Os ministros do STF (Supremo Tribunal Federal) confirmaram nesta quinta (19/03), por 10 votos a 1, que a demarcação da terra indígena Raposa/Serra do Sol, em Roraima, deve ser contínua, com a consequente saída dos não índios da área. Apesar de o Supremo ter declarado que o cumprimento da decisão será "imediato", ficará a cargo do relator da ação, Carlos Ayres Britto, definir os prazos para a retirada dos arrozeiros.
Considerada histórica pelos próprios ministros, a decisão põe fim a uma polêmica iniciada durante o governo FHC (1994-2002), quando a área foi demarcada. A reivindicação dos índios, do uso exclusivo da terra, durava há quase 30 anos. A saída dos não índios não deverá ser imediata, apesar de Britto ter dito que a medida será "a curto prazo".
Durante o julgamento, ele chegou a propor 15 dias. Ele disse que pretende definir a data ainda hoje, após falar com o ministro Tarso Genro (Justiça) e o presidente do TRF-1 (Tribunal Regional Federal da 1ª Região) -que tem jurisdição em vários Estados, entre eles Roraima. Ficará a cargo da Justiça Federal, sob supervisão de Britto, monitorar o cumprimento da decisão.
Não se sabe o número exato de não índios na reserva. O Incra (Instituto Nacional de Colonização e Reforma Agrária), responsável por reassentar as famílias em outro local, afirma que já foram removidas 264 famílias, das quais 105 foram reassentadas. Restariam 47. A Fundação Nacional do Índio, que cuida das indenizações, afirma que 285 propriedades já foram restituídas.
O órgão diz que a mesma família pode ser dona de uma ou mais propriedades. Os rizicultores, no entanto, são cinco, donos de seis fazendas que ocupam 1,5% da reserva, localizada na fronteira entre Venezuela e Guiana.
O julgamento sobre a demarcação da Raposa começou em agosto de 2008, quando foi interrompido pelo ministro Carlos Alberto Direito. Na ocasião, o relator propôs manter a demarcação, conforme decreto do presidente Lula de 2005.
Ao retomar o debate, em dezembro, Direito acompanhou Britto, mas apresentou 18 condicionantes que deverão ser observadas em Roraima e demais reservas indígenas. Ontem, o ministro propôs outra condição, acatada pelos colegas: que Estados e municípios envolvidos sejam ouvidos durante o processo de demarcação.
Até então, segundo o ministro Gilmar Mendes, eles eram ouvidos só uma vez. O TRF-1 terá de averiguar o cumprimento das condições. Esses pontos devem ser observados pelo governo para demais processos de demarcação - há outras 22 ações sobre o tema que tramitam no STF.

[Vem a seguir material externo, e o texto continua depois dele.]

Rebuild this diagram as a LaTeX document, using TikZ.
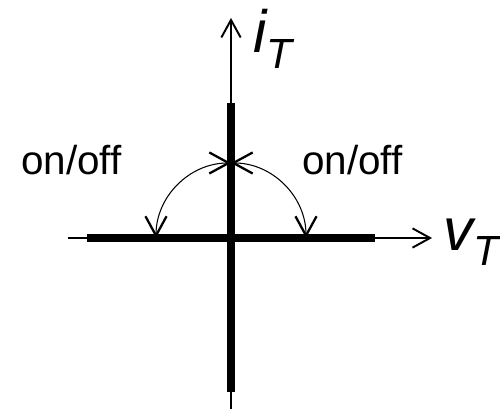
\documentclass[tikz,border=0pt]{standalone}
\usepackage{fontspec}
\setmainfont{Liberation Sans}
\usetikzlibrary{arrows.meta}

\tikzset{
  axis/.style={line width=1.1pt, -{Straight Barb[length=10pt,width=11pt,line width=1.1pt]}},
  onbar/.style={line width=4.8pt},
  swing/.style={line width=0.6pt,
    {Straight Barb[length=11pt,width=12pt,line width=1.3pt]}-{Straight Barb[length=11pt,width=12pt,line width=1.3pt]}},
  lbl/.style={inner sep=0pt, anchor=base west, font=\fontsize{23}{23}\selectfont},
}
\newcommand{\axlabel}[2]{\fontsize{34}{34}\selectfont\itshape #1\raisebox{-9pt}{\fontsize{24}{24}\selectfont #2}}

\begin{document}
\begin{tikzpicture}[scale=0.02]
  % frame = 500 x 409 px, origin at the crossing of the axes
  \useasboundingbox (-231,-171) rectangle (269,238);
  \coordinate (O) at (0,0);
  \coordinate (Ybot) at (0,-171);
  \coordinate (Ytop) at (0,220);
  \coordinate (Xleft) at (-163,0);
  \coordinate (Xright) at (201,0);
  % thick parts of the characteristic
  \coordinate (Bup) at (0,135);
  \coordinate (Bdown) at (0,-154);
  \coordinate (Bleft) at (-144,0);
  \coordinate (Bright) at (144,0);
  % ends of the switching arcs
  \coordinate (Pup) at (0,75);
  \coordinate (Pleft) at (-75,0);
  \coordinate (Pright) at (75,0);

  \draw[axis] (Ybot) -- (Ytop);
  \draw[axis] (Xleft) -- (Xright);
  \draw[onbar] (Bdown) -- (Bup);
  \draw[onbar] (Bleft) -- (Bright);

  \draw[swing] (Pup) arc (90:180:75);
  \draw[swing] (Pup) arc (90:0:75);

  \node[lbl, font=] (iT) at (22,185) {\axlabel{i}{T}};
  \node[lbl, font=] (vT) at (212,-12) {\axlabel{v}{T}};
  \node[lbl] (swL) at (-210,63) {on/off};
  \node[lbl] (swR) at (71,63) {on/off};
\end{tikzpicture}
\end{document}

O presidente da Funai, Márcio Meira, comemorou a decisão, "histórica", segundo ele, e uma vitória dos índios do país. Um dos líderes dos rizicultores, Paulo César Quartiero disse estar "desnorteado". "Acabaram com a possibilidade de Roraima ser produtiva." Segundo ele, ficou inviável produzir no Estado. "Só se for no céu. Teríamos de fazer um segundo piso, o primeiro já foi."